MEXICO CITY (AP) - A court in Mexico ordered the re-arrest of seven soldiers on abuse of authority charges for the 2014 army killings of suspects in a grain warehouse.
The ruling made public Thursday re-opens the thorny question of army executions, just two days after the army killed 14 suspects in a lopsided shootout in the southern state of Guerrero.
The June 2014 massacre involved soldiers who killed 22 suspects at the warehouse in the town of Tlatlaya. While some died in an initial shootout with the army patrol - in which one soldier was wounded - a human rights investigation later showed that at least eight and perhaps as many as a dozen suspects were executed after they surrendered.
“This ruling confirms what survivors and rights organizations have been saying for five years, that there were illegal executions,” said the MA Pro human rights group. “It shows that civilian and military authorities covered up the homicides.”
The soldiers had been acquitted or had civilian criminal charges against them dismissed years ago, though three were still serving sentences for military-code violations.

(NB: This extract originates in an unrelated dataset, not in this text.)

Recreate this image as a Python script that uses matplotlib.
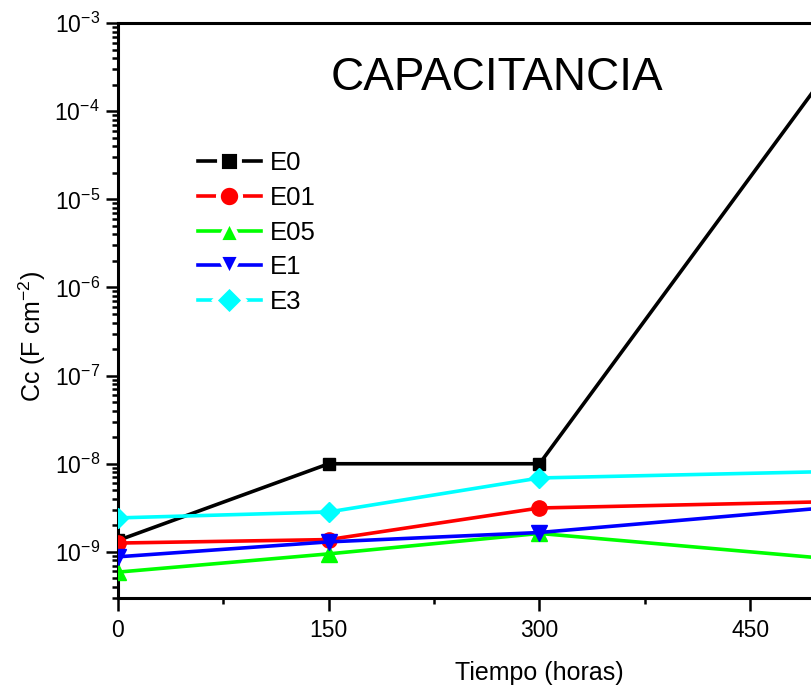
import matplotlib
matplotlib.use("Agg")
import matplotlib.pyplot as plt
from matplotlib.lines import Line2D
from matplotlib.ticker import FixedLocator, MultipleLocator, LogLocator, NullFormatter

plt.rcParams['font.family'] = ['Liberation Sans', 'DejaVu Sans']
plt.rcParams['mathtext.fontset'] = 'custom'
plt.rcParams['mathtext.rm'] = 'Liberation Sans'
plt.rcParams['mathtext.it'] = 'Liberation Sans'
plt.rcParams['axes.unicode_minus'] = False

# Exposure time (hours)
tiempo = [0, 150, 300, 600]

# Coating capacitance (F cm^-2) per formulation
E0 = [1.35e-9, 1.0e-8, 1.0e-8, 3.2e-2]
E01 = [1.26e-9, 1.38e-9, 3.15e-9, 4.0e-9]
E05 = [0.59e-9, 0.95e-9, 1.62e-9, 0.62e-9]
E1 = [0.88e-9, 1.30e-9, 1.66e-9, 4.3e-9]
E3 = [2.43e-9, 2.84e-9, 6.9e-9, 8.8e-9]

x_ticks = [0, 150, 300, 450]
y_ticks = [1e-9, 1e-8, 1e-7, 1e-6, 1e-5, 1e-4, 1e-3]

series = [
    ("E0", E0, "black", "s", 9),
    ("E01", E01, "red", "o", 11),
    ("E05", E05, "#00ff00", "^", 11),
    ("E1", E1, "blue", "v", 11),
    ("E3", E3, "cyan", "D", 10),
]

fig = plt.figure(figsize=(8.12, 6.89), dpi=100)
W, H = 812, 689
x0, x1 = 118, 961
y_top, y_bot = 23, 598
ax = fig.add_axes([x0 / W, 1 - y_bot / H, (x1 - x0) / W, (y_bot - y_top) / H])

for name, vals, col, mk, ms in series:
    ax.plot(tiempo, vals, color=col, lw=2.6, marker=mk, ms=ms,
            mec=col, mfc=col, clip_on=True, zorder=3)

ax.set_yscale('log')
ax.set_xlim(0, 600)
ax.set_ylim(3e-10, 1e-3)

ax.xaxis.set_major_locator(FixedLocator(x_ticks))
ax.xaxis.set_minor_locator(MultipleLocator(75))
ax.yaxis.set_major_locator(FixedLocator(y_ticks))
ax.yaxis.set_minor_locator(LogLocator(base=10, subs=range(2, 10), numticks=100))
ax.yaxis.set_minor_formatter(NullFormatter())

ax.tick_params(axis='both', which='major', direction='out', length=9, width=1.8,
               labelsize=16.5, pad=6)
ax.tick_params(axis='y', which='major', pad=4)
ax.tick_params(axis='both', which='minor', direction='out', length=4, width=1.8)
ax.tick_params(top=False, right=False)

for sp in ax.spines.values():
    sp.set_linewidth(2.2)

ax.set_xlabel("Tiempo (horas)", fontsize=18, labelpad=14)
ax.set_ylabel(r"Cc (F cm$^{-2}$)", fontsize=18)
ax.yaxis.set_label_coords((48 - x0) / (x1 - x0), 1 - (336 - y_top) / (y_bot - y_top))

fig.text(497 / W, 1 - 78 / H, "CAPACITANCIA", fontsize=33, ha='center', va='center')

# Legend handles: white halo around each marker leaves a gap in the line
handles = [Line2D([], [], color=col, lw=2.6, marker=mk, ms=ms + 5, mfc=col,
                  mec='white', mew=3.5) for name, vals, col, mk, ms in series]
labels = [s[0] for s in series]
leg = fig.legend(handles, labels, loc='upper left',
                 bbox_to_anchor=(198 / W, 1 - 151 / H), frameon=False,
                 fontsize=18.5, handlelength=2.45, handletextpad=0.35,
                 labelspacing=0.42, borderaxespad=0, borderpad=0)

fig.savefig("out.png", dpi=100)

But relatives of two of the victims appealed the dismissal of the civilian criminal charges. They won last week’s ruling, which was only made public Thursday.
The court also ordered three of the seven soldiers to also stand trial on charges of altering evidence at the crime scene.
Investigations showed survivors and witnesses had been threatened and tortured, bodies moved and weapons planted at the scene. Forensic evidence showed many of the dead had been lined up against walls and shot while raising their hands in instinctive acts of self-defense.
However, Juan Ibarrola, a newspaper columnist and expert on Mexico’s armed forces, said that given the difficulty of reconstructing the events, “I think it will be hard” for prosecutors to win convictions.
“This has not gone unpunished,” he said.
But Tuesday’s shooting on a narrow road in Guerrero, in which 14 suspects and one army corporal were killed, once again brought up doubts about lopsided tolls in army shootouts.
President Andrés Manuel López Obrador said the army corporal was manning a machine gun mounted on the patrol truck that ran into suspects armed with assault rifles travelling in a convoy of vehicles.
“They wound him, he dies in the end, and he, wounded, with his machine gun, still manages to kill the assailants,” López Obrador said.
Doubts arose about how a mortally wounded soldier could have killed so many suspects. The army distributed photos of the smashed-up double cab pickup truck, with suspects’ bodies piled in the bed, the cab and around the back and sides of the vehicle. Local sources in Guerrero said the attacker appeared to belong to the Guerreros Unidos gang.
The Defense Department trumpeted progress this week, saying it is now capturing more attackers alive than dead, the reverse of what had been true only a few years ago.
But on average, the death tolls in shootouts with federal forces remain enormously lopsided; only about one member of the military or federal police died for every 10 attackers so far this year, similar to past years.
Ibarrola, the army expert, said the president’s story was credible, pointing out the corporal was mounted on a gun stand high above the attackers, and was armed with a squad machinegun that can fire hundreds of powerful bullets in a minute.
Ibarrola said it appears only about 50 rounds were fired from the machine gun.
The government’s National Human Rights Commission said Thursday it was launching an investigation and sending a team of experts to investigate the scene of Tuesday’s confrontation in the hamlet of Tepochica, Guerrero.
López Obrador has publicly stated he wants to avoid confrontations, frequently saying “you can’t fight violence with more violence.” In recent months, army squads have allowed themselves to be disarmed or captured by angry crowds rather than opening fire.
But such pacifism may be fading following Tuesday’s confrontation and the Monday slaughter of 13 state police officers in the western state of Michoacan by cartel gunmen.
Ibarrola noted that confrontations like the one on Guerrero “are going to become more common.”